### [Your instructions]
Extract word for word the lines of the listing from its start to the line holding "nan = np.nan", both ends kept; pictures are not part of the copy.

■ ■ ■ ■ ■ ■ ■

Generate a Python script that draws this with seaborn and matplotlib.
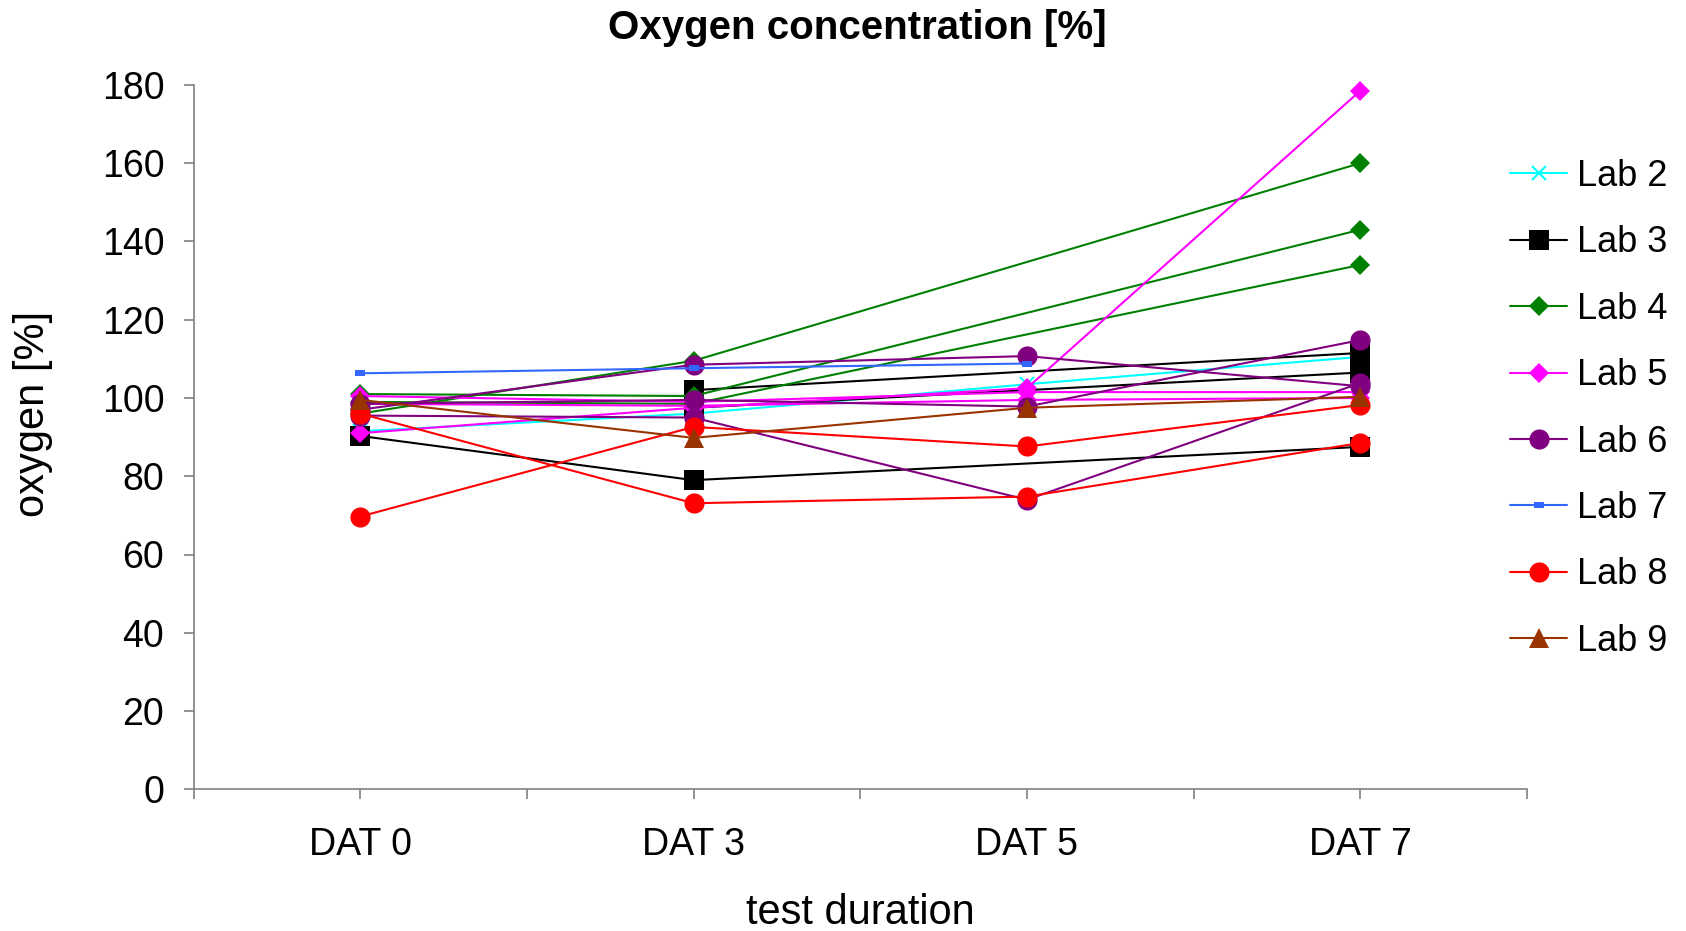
import numpy as np
import pandas as pd
import matplotlib
matplotlib.use("Agg")
import matplotlib.pyplot as plt
import seaborn as sns

nan = np.nan

# ---- data ----
days = ["DAT 0", "DAT 3", "DAT 5", "DAT 7"]
labs = ["Lab 2", "Lab 3", "Lab 4", "Lab 5", "Lab 6", "Lab 7", "Lab 8", "Lab 9"]

lab2 = [[91.5, 96.0, 103.5, 110.5]]
lab3 = [[90.3, 79.0, nan, 87.5],
        [nan, 102.0, nan, 111.5],
        [nan, 97.5, nan, 106.5]]
lab4 = [[96.0, 109.5, nan, 160.0],
        [101.0, 100.5, nan, 143.0],
        [99.0, 98.5, nan, 134.0]]
lab5 = [[91.0, 97.5, 102.5, 178.5],
        [100.5, 99.0, 101.5, 101.5],
        [98.5, 98.0, 99.5, 100.0]]
lab6 = [[97.0, 108.5, 110.7, 103.0],
        [98.5, 99.5, 97.8, 114.8],
        [95.5, 95.0, 74.0, 103.8]]
lab7 = [[106.3, 107.6, 108.8, nan]]
lab8 = [[96.0, 73.1, 74.8, 88.5],
        [69.7, 92.6, 87.6, 98.2]]
lab9 = [[99.5, 89.8, 97.5, 100.3]]

yticks = [0, 20, 40, 60, 80, 100, 120, 140, 160, 180]

# ---- styles ----
rect_marker = [(-1, -0.6), (1, -0.6), (1, 0.6), (-1, 0.6), (-1, -0.6)]
styles = {
    "Lab 2": dict(color="#00FFFF", marker="x", ms=10, mew=1.5),
    "Lab 3": dict(color="#000000", marker="s", ms=14, mew=0),
    "Lab 4": dict(color="#008000", marker="D", ms=10.5, mew=0),
    "Lab 5": dict(color="#FF00FF", marker="D", ms=10.5, mew=0),
    "Lab 6": dict(color="#800080", marker="o", ms=14.5, mew=0),
    "Lab 7": dict(color="#3366FF", marker=rect_marker, ms=6.5, mew=0),
    "Lab 8": dict(color="#FF0000", marker="o", ms=14.5, mew=0),
    "Lab 9": dict(color="#993300", marker="^", ms=14.5, mew=0),
}
lab_data = {"Lab 2": lab2, "Lab 3": lab3, "Lab 4": lab4, "Lab 5": lab5,
            "Lab 6": lab6, "Lab 7": lab7, "Lab 8": lab8, "Lab 9": lab9}

sns.set_style("white")
plt.rcParams["font.family"] = ["Liberation Sans", "DejaVu Sans"]
plt.rcParams["text.color"] = "black"

W, H = 1686, 931
fig = plt.figure(figsize=(W / 100, H / 100), dpi=100)
left, right, top, bottom = 193.5, 1527, 84.9, 789.3
ax = fig.add_axes([left / W, 1 - bottom / H, (right - left) / W, (bottom - top) / H])

handles = []
for lab in labs:
    rows = []
    for r, vals in enumerate(lab_data[lab]):
        for i, (d, v) in enumerate(zip(days, vals)):
            if not np.isnan(v):
                rows.append({"pos": i, "day": d, "value": v, "rep": r})
    df = pd.DataFrame(rows)
    st = styles[lab]
    n_before = len(ax.lines)
    sns.lineplot(data=df, x="pos", y="value", units="rep", estimator=None,
                 color=st["color"], marker=st["marker"], markersize=st["ms"],
                 markeredgecolor=st["color"], markerfacecolor=st["color"],
                 markeredgewidth=st["mew"], linewidth=1.5, ax=ax,
                 legend=False, clip_on=False)
    handles.append(ax.lines[n_before])

ax.set_xlim(-0.5, len(days) - 0.5)
ax.set_ylim(0, 180)
ax.set_yticks(yticks)
ax.set_yticklabels([str(t) for t in yticks])
ax.set_xticks(range(len(days)))
ax.set_xticklabels(days)
ax.set_xticks(np.arange(-0.5, len(days), 1.0), minor=True)
ax.set_xlabel("")
ax.set_ylabel("")

for s in ["top", "right"]:
    ax.spines[s].set_visible(False)
for s in ["left", "bottom"]:
    ax.spines[s].set_color("#808080")
    ax.spines[s].set_linewidth(1.2)
ax.tick_params(axis="both", which="both", direction="out", color="#808080",
               length=7, width=1.2, labelsize=27, labelcolor="black",
               bottom=True, left=True, top=False, right=False)
ax.tick_params(axis="x", which="major", pad=20)
ax.tick_params(axis="y", which="major", pad=14)
ax.tick_params(axis="y", which="minor", left=False)
ax.grid(False)

fig.text(857 / W, 1 - 28 / H, "Oxygen concentration [%]", ha="center", va="center",
         fontsize=29, fontweight="bold", color="black")
fig.text(33 / W, 1 - 414 / H, "oxygen [%]", ha="center", va="center",
         rotation=90, fontsize=30, color="black")
fig.text(860 / W, 1 - 913 / H, "test duration", ha="center", va="center",
         fontsize=30, color="black")

fig.legend(handles, labs, loc="upper left", bbox_to_anchor=(1510 / W, 1 - 159 / H),
           frameon=False, fontsize=26, handlelength=1.58, handletextpad=0.28,
           labelspacing=0.87, borderaxespad=0, borderpad=0, numpoints=1)

fig.savefig("out.png", dpi=100)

■ ■ ■ ■ ■ ■ ■

### [Answer to the task]
Generate a Python script that draws this with seaborn and matplotlib.
import numpy as np
import pandas as pd
import matplotlib
matplotlib.use("Agg")
import matplotlib.pyplot as plt
import seaborn as sns

nan = np.nan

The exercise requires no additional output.